— BEGIN —

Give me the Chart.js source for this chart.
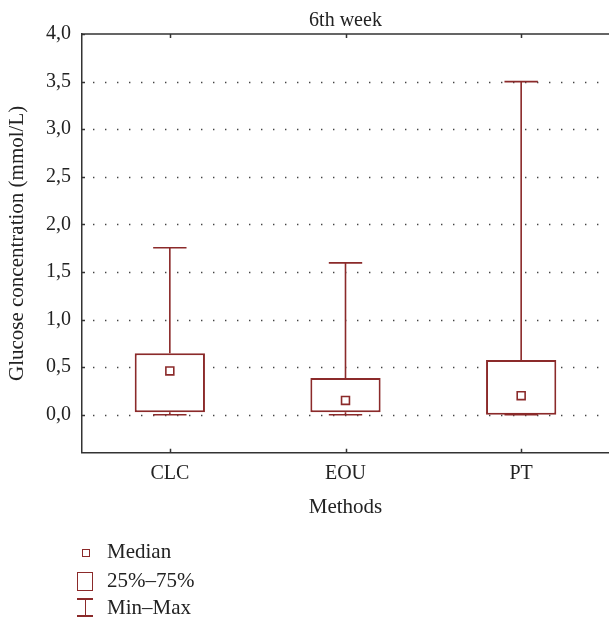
<!DOCTYPE html>
<html>
<head>
<meta charset="utf-8">
<script src="https://cdn.jsdelivr.net/npm/chart.js@4.4.1/dist/chart.umd.min.js"></script>
<style>
  html, body { margin: 0; padding: 0; background: #fff; }
  #wrap { position: relative; width: 609px; height: 618px; overflow: hidden; }
  #chart { position: absolute; left: 0; top: 0; }
  .lg-text { position: absolute; font-family: "Liberation Serif", "Times New Roman", serif; font-size: 21px; color: #222; line-height: 24px; white-space: nowrap; }
  .mk { position: absolute; box-sizing: border-box; }
</style>
</head>
<body>
<div id="wrap">
  <canvas id="chart" width="609" height="618"></canvas>
  <div class="mk" style="left:82px;top:549px;width:8px;height:8px;border:1.5px solid #8b2a2a;"></div>
  <div class="lg-text" style="left:107px;top:539px;">Median</div>
  <div class="mk" style="left:77px;top:572px;width:16px;height:19px;border:1.5px solid #8b2a2a;"></div>
  <div class="lg-text" style="left:107px;top:568px;">25%–75%</div>
  <div class="mk" style="left:77px;top:598px;width:16px;height:1.5px;background:#8b2a2a;"></div>
  <div class="mk" style="left:84.5px;top:598px;width:1.5px;height:18px;background:#8b2a2a;"></div>
  <div class="mk" style="left:77px;top:615px;width:16px;height:1.5px;background:#8b2a2a;"></div>
  <div class="lg-text" style="left:107px;top:595px;">Min–Max</div>
</div>
<script>
// Glucose concentration per method, 6th week
const categories = ['CLC', 'EOU', 'PT'];
const minVals    = [0.0,   0.0,   0.0];
const q1Vals     = [0.025, 0.025, 0.0];
const medianVals = [0.46,  0.15,  0.2];
const q3Vals     = [0.645, 0.385, 0.575];
const maxVals    = [1.755, 1.595, 3.5];
const yTickValues = [0, 0.5, 1, 1.5, 2, 2.5, 3, 3.5, 4];

const RED = '#8b2a2a';
const AXIS = '#333333';
const TEXT = '#222222';
const FONT = '"Liberation Serif", "Times New Roman", serif';

const fmt = v => Number(v).toFixed(1).replace('.', ',');

// dotted horizontal grid + min/max whiskers, drawn beneath the boxes
const underlay = {
  id: 'underlay',
  beforeDatasetsDraw(chart) {
    const { ctx, chartArea: a, scales: { x, y } } = chart;
    ctx.save();
    ctx.strokeStyle = '#444';
    ctx.lineWidth = 1.4;
    ctx.setLineDash([1.4, 10.6]);
    yTickValues.forEach(v => {
      if (v >= 4) return;
      const py = Math.round(y.getPixelForValue(v)) + 0.5;
      ctx.beginPath();
      ctx.moveTo(a.left + 11, py);
      ctx.lineTo(a.right, py);
      ctx.stroke();
    });
    ctx.setLineDash([]);
    ctx.strokeStyle = RED;
    ctx.lineWidth = 1.6;
    const slot = a.width / categories.length;
    const cap = slot * 0.095;
    categories.forEach((c, i) => {
      const px = x.getPixelForValue(i);
      const pMax = y.getPixelForValue(maxVals[i]);
      const pMin = y.getPixelForValue(minVals[i]);
      const p3 = y.getPixelForValue(q3Vals[i]);
      const p1 = y.getPixelForValue(q1Vals[i]);
      ctx.beginPath();
      ctx.moveTo(px, p3); ctx.lineTo(px, pMax);
      ctx.moveTo(px - cap, pMax); ctx.lineTo(px + cap, pMax);
      ctx.moveTo(px, p1); ctx.lineTo(px, pMin);
      ctx.moveTo(px - cap, pMin); ctx.lineTo(px + cap, pMin);
      ctx.stroke();
    });
    ctx.restore();
  }
};

// top frame line and inner tick marks
const frame = {
  id: 'frame',
  afterDraw(chart) {
    const { ctx, chartArea: a, scales: { x, y } } = chart;
    ctx.save();
    ctx.strokeStyle = AXIS;
    ctx.lineWidth = 1.5;
    ctx.beginPath();
    ctx.moveTo(a.left, a.top);
    ctx.lineTo(a.right, a.top);
    categories.forEach((c, i) => {
      const px = Math.round(x.getPixelForValue(i)) + 0.5;
      ctx.moveTo(px, a.top); ctx.lineTo(px, a.top + 4);
      ctx.moveTo(px, a.bottom); ctx.lineTo(px, a.bottom - 4);
    });
    yTickValues.forEach(v => {
      const py = Math.round(y.getPixelForValue(v)) + 0.5;
      ctx.moveTo(a.left, py); ctx.lineTo(a.left + 3, py);
    });
    ctx.stroke();
    ctx.restore();
  }
};

new Chart(document.getElementById('chart'), {
  data: {
    labels: categories,
    datasets: [
      {
        type: 'bar',
        label: '25%–75%',
        data: categories.map((c, i) => [q1Vals[i], q3Vals[i]]),
        backgroundColor: '#ffffff',
        borderColor: RED,
        borderWidth: 2,
        borderSkipped: false,
        barPercentage: 0.4,
        categoryPercentage: 1.0,
        order: 2
      },
      {
        type: 'line',
        label: 'Median',
        data: medianVals,
        showLine: false,
        pointStyle: 'rect',
        pointRadius: 5.6,
        pointBorderWidth: 1.6,
        pointBorderColor: RED,
        pointBackgroundColor: '#ffffff',
        order: 1
      }
    ]
  },
  options: {
    responsive: false,
    animation: false,
    devicePixelRatio: 1,
    events: [],
    layout: { autoPadding: false, padding: { left: 0, right: 0, top: 0, bottom: 98 } },
    plugins: {
      legend: { display: false },
      tooltip: { enabled: false },
      title: {
        display: true,
        text: '6th week',
        fullSize: false,
        color: TEXT,
        font: { family: FONT, size: 20, weight: 'normal' },
        padding: { top: 9, bottom: 1 }
      }
    },
    scales: {
      x: {
        type: 'category',
        offset: true,
        grid: { display: false, drawTicks: false },
        border: { display: true, color: AXIS, width: 1.5 },
        ticks: { color: TEXT, font: { family: FONT, size: 20 }, padding: 9 },
        title: {
          display: true,
          text: 'Methods',
          color: TEXT,
          font: { family: FONT, size: 21 },
          padding: { top: 0, bottom: 0 }
        }
      },
      y: {
        type: 'linear',
        min: -0.4,
        max: 4.0,
        afterBuildTicks(scale) {
          scale.ticks = yTickValues.map(v => ({ value: v }));
        },
        afterFit(scale) { scale.width = 82; },
        grid: { display: false, drawTicks: false },
        border: { display: true, color: AXIS, width: 1.5 },
        ticks: { color: TEXT, font: { family: FONT, size: 20 }, padding: 11, callback: v => fmt(v) },
        title: {
          display: true,
          text: 'Glucose concentration (mmol/L)',
          color: TEXT,
          font: { family: FONT, size: 21 },
          padding: { top: 4.5, bottom: 0 }
        }
      }
    }
  },
  plugins: [underlay, frame]
});
</script>
</body>
</html>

— END —

> _Directions_: Without the pictures, write out all of the material exactly.

> _Expected answer_:
Give me the Chart.js source for this chart.
<!DOCTYPE html>
<html>
<head>
<meta charset="utf-8">
<script src="https://cdn.jsdelivr.net/npm/chart.js@4.4.1/dist/chart.umd.min.js"></script>
<style>
  html, body { margin: 0; padding: 0; background: #fff; }
  #wrap { position: relative; width: 609px; height: 618px; overflow: hidden; }
  #chart { position: absolute; left: 0; top: 0; }
  .lg-text { position: absolute; font-family: "Liberation Serif", "Times New Roman", serif; font-size: 21px; color: #222; line-height: 24px; white-space: nowrap; }
  .mk { position: absolute; box-sizing: border-box; }
</style>
</head>
<body>
<div id="wrap">
  <canvas id="chart" width="609" height="618"></canvas>
  <div class="mk" style="left:82px;top:549px;width:8px;height:8px;border:1.5px solid #8b2a2a;"></div>
  <div class="lg-text" style="left:107px;top:539px;">Median</div>
  <div class="mk" style="left:77px;top:572px;width:16px;height:19px;border:1.5px solid #8b2a2a;"></div>
  <div class="lg-text" style="left:107px;top:568px;">25%–75%</div>
  <div class="mk" style="left:77px;top:598px;width:16px;height:1.5px;background:#8b2a2a;"></div>
  <div class="mk" style="left:84.5px;top:598px;width:1.5px;height:18px;background:#8b2a2a;"></div>
  <div class="mk" style="left:77px;top:615px;width:16px;height:1.5px;background:#8b2a2a;"></div>
  <div class="lg-text" style="left:107px;top:595px;">Min–Max</div>
</div>
<script>
// Glucose concentration per method, 6th week
const categories = ['CLC', 'EOU', 'PT'];
const minVals    = [0.0,   0.0,   0.0];
const q1Vals     = [0.025, 0.025, 0.0];
const medianVals = [0.46,  0.15,  0.2];
const q3Vals     = [0.645, 0.385, 0.575];
const maxVals    = [1.755, 1.595, 3.5];
const yTickValues = [0, 0.5, 1, 1.5, 2, 2.5, 3, 3.5, 4];

const RED = '#8b2a2a';
const AXIS = '#333333';
const TEXT = '#222222';
const FONT = '"Liberation Serif", "Times New Roman", serif';

const fmt = v => Number(v).toFixed(1).replace('.', ',');

// dotted horizontal grid + min/max whiskers, drawn beneath the boxes
const underlay = {
  id: 'underlay',
  beforeDatasetsDraw(chart) {
    const { ctx, chartArea: a, scales: { x, y } } = chart;
    ctx.save();
    ctx.strokeStyle = '#444';
    ctx.lineWidth = 1.4;
    ctx.setLineDash([1.4, 10.6]);
    yTickValues.forEach(v => {
      if (v >= 4) return;
      const py = Math.round(y.getPixelForValue(v)) + 0.5;
      ctx.beginPath();
      ctx.moveTo(a.left + 11, py);
      ctx.lineTo(a.right, py);
      ctx.stroke();
    });
    ctx.setLineDash([]);
    ctx.strokeStyle = RED;
    ctx.lineWidth = 1.6;
    const slot = a.width / categories.length;
    const cap = slot * 0.095;
    categories.forEach((c, i) => {
      const px = x.getPixelForValue(i);
      const pMax = y.getPixelForValue(maxVals[i]);
      const pMin = y.getPixelForValue(minVals[i]);
      const p3 = y.getPixelForValue(q3Vals[i]);
      const p1 = y.getPixelForValue(q1Vals[i]);
      ctx.beginPath();
      ctx.moveTo(px, p3); ctx.lineTo(px, pMax);
      ctx.moveTo(px - cap, pMax); ctx.lineTo(px + cap, pMax);
      ctx.moveTo(px, p1); ctx.lineTo(px, pMin);
      ctx.moveTo(px - cap, pMin); ctx.lineTo(px + cap, pMin);
      ctx.stroke();
    });
    ctx.restore();
  }
};

// top frame line and inner tick marks
const frame = {
  id: 'frame',
  afterDraw(chart) {
    const { ctx, chartArea: a, scales: { x, y } } = chart;
    ctx.save();
    ctx.strokeStyle = AXIS;
    ctx.lineWidth = 1.5;
    ctx.beginPath();
    ctx.moveTo(a.left, a.top);
    ctx.lineTo(a.right, a.top);
    categories.forEach((c, i) => {
      const px = Math.round(x.getPixelForValue(i)) + 0.5;
      ctx.moveTo(px, a.top); ctx.lineTo(px, a.top + 4);
      ctx.moveTo(px, a.bottom); ctx.lineTo(px, a.bottom - 4);
    });
    yTickValues.forEach(v => {
      const py = Math.round(y.getPixelForValue(v)) + 0.5;
      ctx.moveTo(a.left, py); ctx.lineTo(a.left + 3, py);
    });
    ctx.stroke();
    ctx.restore();
  }
};

new Chart(document.getElementById('chart'), {
  data: {
    labels: categories,
    datasets: [
      {
        type: 'bar',
        label: '25%–75%',
        data: categories.map((c, i) => [q1Vals[i], q3Vals[i]]),
        backgroundColor: '#ffffff',
        borderColor: RED,
        borderWidth: 2,
        borderSkipped: false,
        barPercentage: 0.4,
        categoryPercentage: 1.0,
        order: 2
      },
      {
        type: 'line',
        label: 'Median',
        data: medianVals,
        showLine: false,
        pointStyle: 'rect',
        pointRadius: 5.6,
        pointBorderWidth: 1.6,
        pointBorderColor: RED,
        pointBackgroundColor: '#ffffff',
        order: 1
      }
    ]
  },
  options: {
    responsive: false,
    animation: false,
    devicePixelRatio: 1,
    events: [],
    layout: { autoPadding: false, padding: { left: 0, right: 0, top: 0, bottom: 98 } },
    plugins: {
      legend: { display: false },
      tooltip: { enabled: false },
      title: {
        display: true,
        text: '6th week',
        fullSize: false,
        color: TEXT,
        font: { family: FONT, size: 20, weight: 'normal' },
        padding: { top: 9, bottom: 1 }
      }
    },
    scales: {
      x: {
        type: 'category',
        offset: true,
        grid: { display: false, drawTicks: false },
        border: { display: true, color: AXIS, width: 1.5 },
        ticks: { color: TEXT, font: { family: FONT, size: 20 }, padding: 9 },
        title: {
          display: true,
          text: 'Methods',
          color: TEXT,
          font: { family: FONT, size: 21 },
          padding: { top: 0, bottom: 0 }
        }
      },
      y: {
        type: 'linear',
        min: -0.4,
        max: 4.0,
        afterBuildTicks(scale) {
          scale.ticks = yTickValues.map(v => ({ value: v }));
        },
        afterFit(scale) { scale.width = 82; },
        grid: { display: false, drawTicks: false },
        border: { display: true, color: AXIS, width: 1.5 },
        ticks: { color: TEXT, font: { family: FONT, size: 20 }, padding: 11, callback: v => fmt(v) },
        title: {
          display: true,
          text: 'Glucose concentration (mmol/L)',
          color: TEXT,
          font: { family: FONT, size: 21 },
          padding: { top: 4.5, bottom: 0 }
        }
      }
    }
  },
  plugins: [underlay, frame]
});
</script>
</body>
</html>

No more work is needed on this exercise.